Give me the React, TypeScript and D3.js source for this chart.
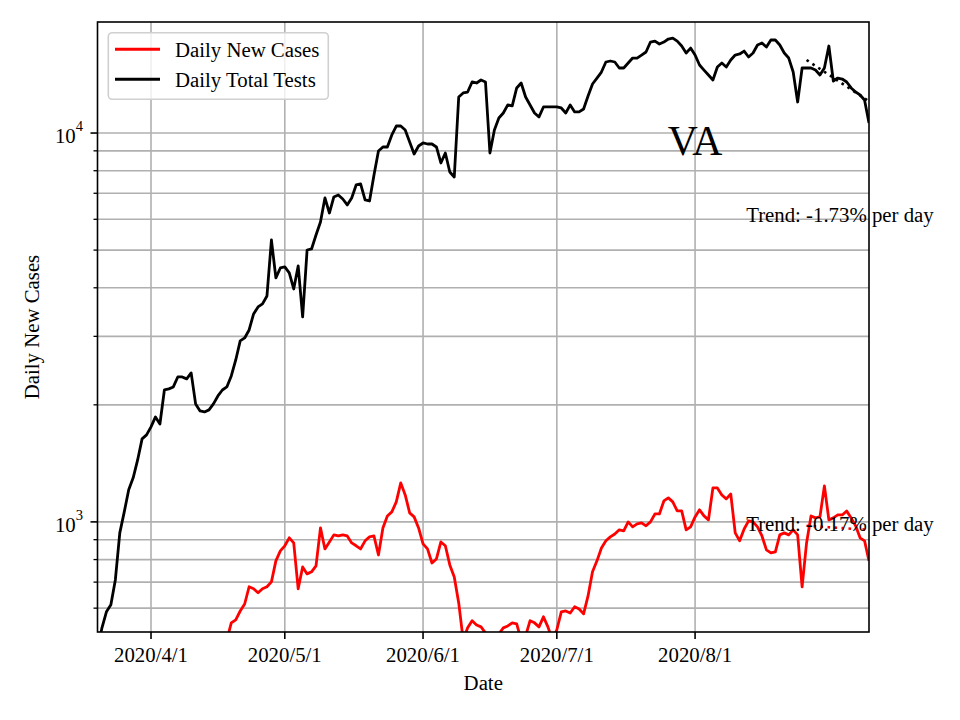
...
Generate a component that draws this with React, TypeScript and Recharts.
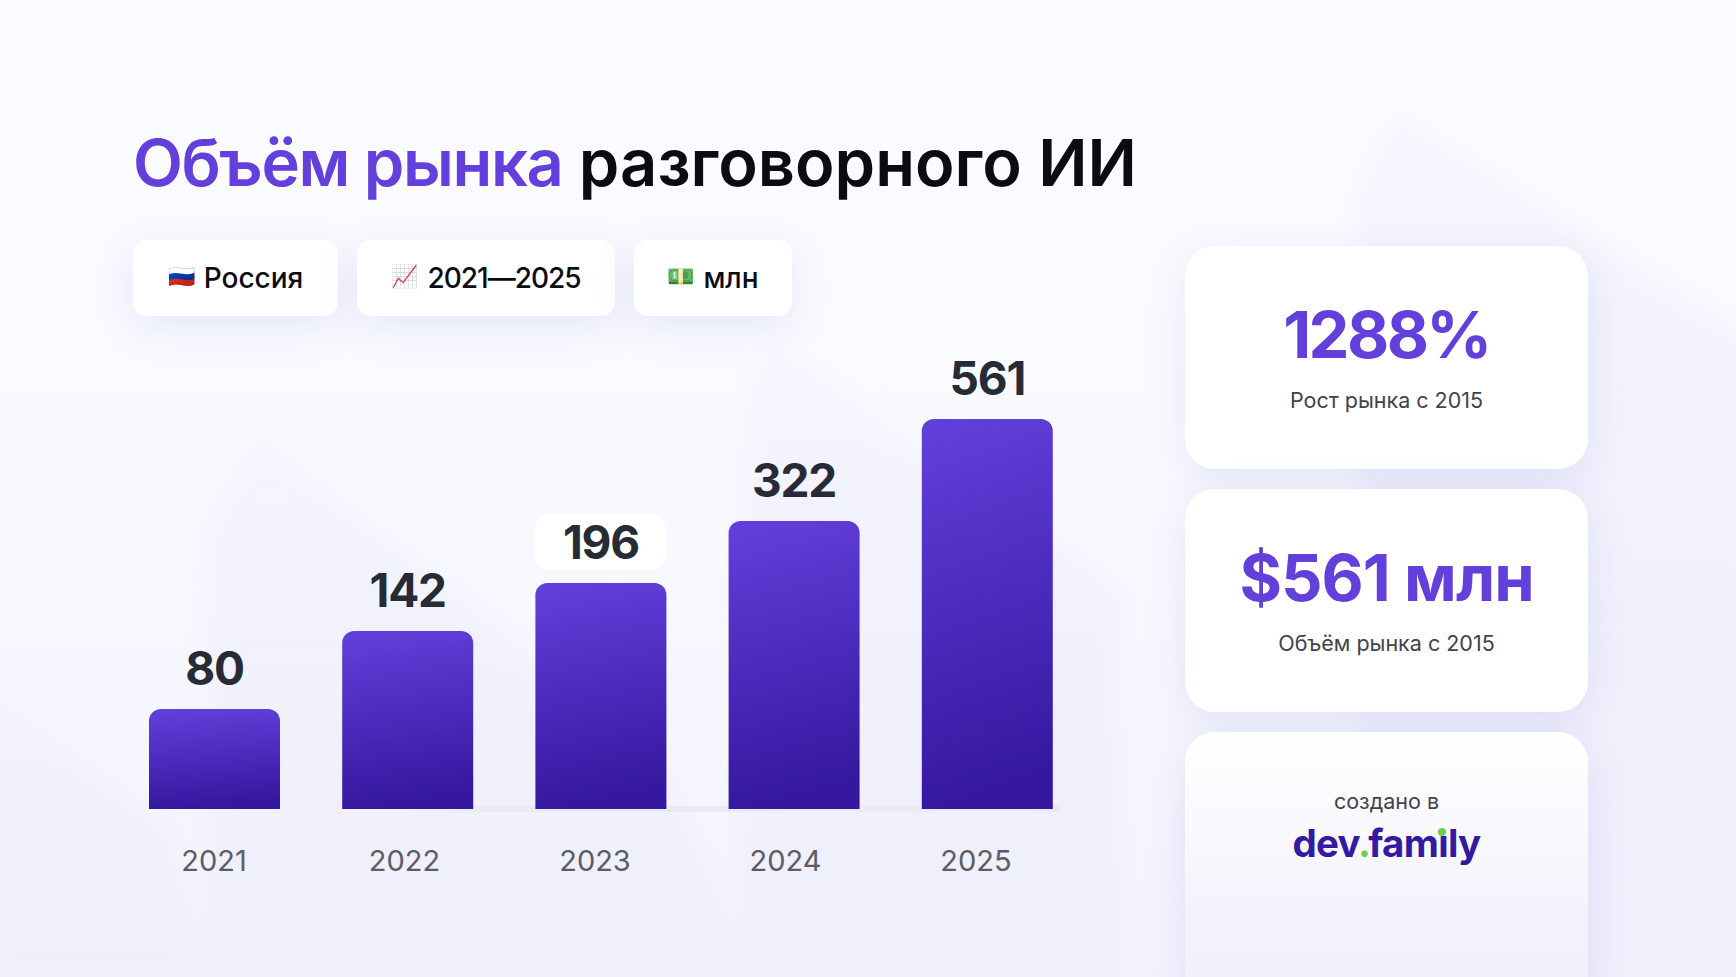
--
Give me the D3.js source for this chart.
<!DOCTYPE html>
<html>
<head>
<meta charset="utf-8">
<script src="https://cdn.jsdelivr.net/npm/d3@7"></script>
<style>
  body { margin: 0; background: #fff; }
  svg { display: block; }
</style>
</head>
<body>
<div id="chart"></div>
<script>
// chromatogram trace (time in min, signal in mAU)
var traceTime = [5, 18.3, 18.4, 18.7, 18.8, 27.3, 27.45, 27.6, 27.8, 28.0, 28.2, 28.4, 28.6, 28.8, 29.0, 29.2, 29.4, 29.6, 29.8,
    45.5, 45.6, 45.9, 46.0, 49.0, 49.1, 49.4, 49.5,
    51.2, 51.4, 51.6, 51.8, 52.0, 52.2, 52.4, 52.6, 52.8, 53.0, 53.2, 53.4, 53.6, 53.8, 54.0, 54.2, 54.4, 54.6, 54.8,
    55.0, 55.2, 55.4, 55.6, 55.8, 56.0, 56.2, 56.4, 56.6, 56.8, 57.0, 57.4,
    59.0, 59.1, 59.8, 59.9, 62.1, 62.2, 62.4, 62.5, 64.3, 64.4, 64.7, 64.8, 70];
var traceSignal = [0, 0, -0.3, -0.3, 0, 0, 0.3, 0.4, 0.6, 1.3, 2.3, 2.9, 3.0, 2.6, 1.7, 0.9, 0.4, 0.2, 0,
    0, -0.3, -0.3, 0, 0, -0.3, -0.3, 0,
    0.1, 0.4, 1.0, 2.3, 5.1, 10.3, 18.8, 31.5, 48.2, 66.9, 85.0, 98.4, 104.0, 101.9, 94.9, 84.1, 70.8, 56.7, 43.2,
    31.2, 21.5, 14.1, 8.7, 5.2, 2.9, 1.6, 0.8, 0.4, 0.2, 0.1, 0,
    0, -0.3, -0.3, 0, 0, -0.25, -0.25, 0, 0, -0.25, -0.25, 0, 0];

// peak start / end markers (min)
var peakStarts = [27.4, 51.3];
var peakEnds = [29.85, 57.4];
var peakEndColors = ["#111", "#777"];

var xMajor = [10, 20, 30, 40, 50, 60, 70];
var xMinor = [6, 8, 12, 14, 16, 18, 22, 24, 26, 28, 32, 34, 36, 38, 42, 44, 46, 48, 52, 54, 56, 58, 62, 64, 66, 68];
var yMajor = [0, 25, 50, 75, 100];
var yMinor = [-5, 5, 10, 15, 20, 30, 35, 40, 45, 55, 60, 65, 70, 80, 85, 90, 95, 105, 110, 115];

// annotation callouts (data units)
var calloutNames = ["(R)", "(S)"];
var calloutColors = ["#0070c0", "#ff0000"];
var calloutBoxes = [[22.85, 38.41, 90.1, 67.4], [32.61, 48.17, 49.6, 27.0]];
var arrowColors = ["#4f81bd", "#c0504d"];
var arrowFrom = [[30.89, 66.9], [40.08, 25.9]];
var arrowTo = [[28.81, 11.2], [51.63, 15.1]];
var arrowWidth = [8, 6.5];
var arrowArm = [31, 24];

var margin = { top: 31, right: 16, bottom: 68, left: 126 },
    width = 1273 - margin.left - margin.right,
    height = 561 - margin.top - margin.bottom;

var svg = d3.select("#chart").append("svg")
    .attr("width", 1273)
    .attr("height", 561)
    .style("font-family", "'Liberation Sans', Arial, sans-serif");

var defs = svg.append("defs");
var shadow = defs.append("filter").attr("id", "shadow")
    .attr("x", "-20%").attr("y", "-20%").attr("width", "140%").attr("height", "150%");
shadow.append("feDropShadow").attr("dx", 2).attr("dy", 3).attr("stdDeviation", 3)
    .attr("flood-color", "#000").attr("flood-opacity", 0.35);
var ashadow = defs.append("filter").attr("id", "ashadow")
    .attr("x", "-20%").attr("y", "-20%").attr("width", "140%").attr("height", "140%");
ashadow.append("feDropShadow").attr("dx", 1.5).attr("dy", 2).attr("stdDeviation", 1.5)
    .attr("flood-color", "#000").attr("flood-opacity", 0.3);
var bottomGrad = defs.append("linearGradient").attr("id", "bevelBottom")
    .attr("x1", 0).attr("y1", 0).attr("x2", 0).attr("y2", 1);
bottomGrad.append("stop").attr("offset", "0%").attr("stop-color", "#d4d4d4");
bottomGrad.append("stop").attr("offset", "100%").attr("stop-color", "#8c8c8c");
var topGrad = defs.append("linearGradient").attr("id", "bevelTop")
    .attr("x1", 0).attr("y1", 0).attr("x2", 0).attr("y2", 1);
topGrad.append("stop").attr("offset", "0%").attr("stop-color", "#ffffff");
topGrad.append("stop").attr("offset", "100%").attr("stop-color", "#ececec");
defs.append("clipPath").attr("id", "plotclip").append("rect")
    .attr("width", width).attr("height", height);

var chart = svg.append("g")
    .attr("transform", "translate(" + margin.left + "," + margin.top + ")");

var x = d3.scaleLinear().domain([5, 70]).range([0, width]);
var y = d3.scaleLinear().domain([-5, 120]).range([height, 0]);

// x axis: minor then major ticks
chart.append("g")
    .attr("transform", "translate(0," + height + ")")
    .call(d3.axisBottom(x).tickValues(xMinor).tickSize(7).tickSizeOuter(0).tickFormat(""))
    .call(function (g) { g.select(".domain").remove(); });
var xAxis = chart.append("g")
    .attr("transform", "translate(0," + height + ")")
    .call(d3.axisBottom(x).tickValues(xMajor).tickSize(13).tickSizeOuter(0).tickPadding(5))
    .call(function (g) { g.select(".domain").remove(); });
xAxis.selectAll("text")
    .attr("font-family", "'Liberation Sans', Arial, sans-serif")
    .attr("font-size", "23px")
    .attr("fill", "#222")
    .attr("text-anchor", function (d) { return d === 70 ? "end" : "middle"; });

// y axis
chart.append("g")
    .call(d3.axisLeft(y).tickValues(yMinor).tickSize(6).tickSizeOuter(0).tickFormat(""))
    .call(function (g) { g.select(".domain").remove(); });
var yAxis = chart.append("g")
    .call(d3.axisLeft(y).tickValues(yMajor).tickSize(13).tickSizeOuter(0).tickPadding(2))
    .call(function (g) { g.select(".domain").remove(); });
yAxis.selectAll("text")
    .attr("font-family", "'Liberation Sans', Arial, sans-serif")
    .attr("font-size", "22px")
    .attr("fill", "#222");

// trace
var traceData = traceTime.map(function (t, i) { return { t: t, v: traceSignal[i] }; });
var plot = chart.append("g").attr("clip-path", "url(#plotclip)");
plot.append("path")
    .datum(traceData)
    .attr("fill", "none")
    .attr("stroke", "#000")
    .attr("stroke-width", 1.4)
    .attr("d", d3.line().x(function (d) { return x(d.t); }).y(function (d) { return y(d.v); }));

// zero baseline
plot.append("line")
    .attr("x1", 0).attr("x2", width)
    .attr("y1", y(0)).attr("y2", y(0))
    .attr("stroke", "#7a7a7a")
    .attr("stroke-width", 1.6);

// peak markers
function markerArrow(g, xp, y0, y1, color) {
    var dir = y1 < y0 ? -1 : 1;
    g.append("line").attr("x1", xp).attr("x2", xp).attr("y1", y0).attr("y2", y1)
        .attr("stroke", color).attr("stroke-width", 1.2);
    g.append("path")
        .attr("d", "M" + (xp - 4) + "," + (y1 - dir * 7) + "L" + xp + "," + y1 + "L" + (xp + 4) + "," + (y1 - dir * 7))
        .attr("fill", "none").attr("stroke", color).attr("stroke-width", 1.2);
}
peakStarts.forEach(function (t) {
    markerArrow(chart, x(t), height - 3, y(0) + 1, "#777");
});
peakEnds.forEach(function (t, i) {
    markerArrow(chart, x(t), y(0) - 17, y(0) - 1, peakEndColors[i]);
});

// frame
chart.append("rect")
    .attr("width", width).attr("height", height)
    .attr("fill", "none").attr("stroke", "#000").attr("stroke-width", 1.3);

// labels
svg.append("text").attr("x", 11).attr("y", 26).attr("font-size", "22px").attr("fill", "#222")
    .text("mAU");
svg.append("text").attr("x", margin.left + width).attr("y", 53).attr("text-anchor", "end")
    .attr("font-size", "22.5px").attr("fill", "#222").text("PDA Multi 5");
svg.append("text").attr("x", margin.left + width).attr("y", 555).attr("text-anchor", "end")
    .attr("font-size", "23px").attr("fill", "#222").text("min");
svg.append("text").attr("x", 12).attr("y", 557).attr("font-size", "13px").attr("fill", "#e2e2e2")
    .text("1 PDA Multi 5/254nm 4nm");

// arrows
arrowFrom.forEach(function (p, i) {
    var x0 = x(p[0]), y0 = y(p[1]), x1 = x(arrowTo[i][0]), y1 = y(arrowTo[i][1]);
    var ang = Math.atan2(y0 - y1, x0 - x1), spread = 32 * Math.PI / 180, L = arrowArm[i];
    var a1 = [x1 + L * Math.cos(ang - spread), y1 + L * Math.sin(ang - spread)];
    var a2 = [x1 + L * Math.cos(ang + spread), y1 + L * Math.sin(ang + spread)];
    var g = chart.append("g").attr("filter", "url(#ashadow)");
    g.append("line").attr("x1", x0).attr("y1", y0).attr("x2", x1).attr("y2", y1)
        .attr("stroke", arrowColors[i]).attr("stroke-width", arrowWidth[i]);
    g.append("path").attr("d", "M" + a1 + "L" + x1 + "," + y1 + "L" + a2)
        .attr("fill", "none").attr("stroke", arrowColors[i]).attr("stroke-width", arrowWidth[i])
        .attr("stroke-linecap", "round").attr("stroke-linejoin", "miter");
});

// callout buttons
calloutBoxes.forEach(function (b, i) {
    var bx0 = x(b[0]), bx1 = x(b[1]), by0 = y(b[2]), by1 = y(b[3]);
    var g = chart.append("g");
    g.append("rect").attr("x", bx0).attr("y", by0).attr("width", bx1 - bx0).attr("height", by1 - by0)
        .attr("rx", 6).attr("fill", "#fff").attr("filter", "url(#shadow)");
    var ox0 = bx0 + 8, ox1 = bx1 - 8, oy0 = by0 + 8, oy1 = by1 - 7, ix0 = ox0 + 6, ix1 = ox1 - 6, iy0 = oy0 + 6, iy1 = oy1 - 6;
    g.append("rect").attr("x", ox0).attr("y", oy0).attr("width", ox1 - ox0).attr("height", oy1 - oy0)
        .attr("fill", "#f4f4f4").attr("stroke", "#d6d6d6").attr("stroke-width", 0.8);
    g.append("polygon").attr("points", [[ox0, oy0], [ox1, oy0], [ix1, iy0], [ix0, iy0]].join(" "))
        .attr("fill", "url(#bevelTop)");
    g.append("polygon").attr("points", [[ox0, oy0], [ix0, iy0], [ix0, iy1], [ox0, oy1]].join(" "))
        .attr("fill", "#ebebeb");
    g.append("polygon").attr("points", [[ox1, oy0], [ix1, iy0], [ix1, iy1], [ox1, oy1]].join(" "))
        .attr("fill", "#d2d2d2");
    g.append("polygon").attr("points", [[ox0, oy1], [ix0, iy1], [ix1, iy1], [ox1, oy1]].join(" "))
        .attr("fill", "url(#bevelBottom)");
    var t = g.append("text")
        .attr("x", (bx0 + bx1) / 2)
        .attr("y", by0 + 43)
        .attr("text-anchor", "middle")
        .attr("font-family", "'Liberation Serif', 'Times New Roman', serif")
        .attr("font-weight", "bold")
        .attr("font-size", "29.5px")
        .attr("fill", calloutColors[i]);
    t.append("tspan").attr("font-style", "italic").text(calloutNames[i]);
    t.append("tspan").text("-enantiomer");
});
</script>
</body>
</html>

Problem to work on ▸ Search the records above for "TypeScript". Copy each line where it is found.

Written reply ▸
Give me the React, TypeScript and D3.js source for this chart.
Generate a component that draws this with React, TypeScript and Recharts.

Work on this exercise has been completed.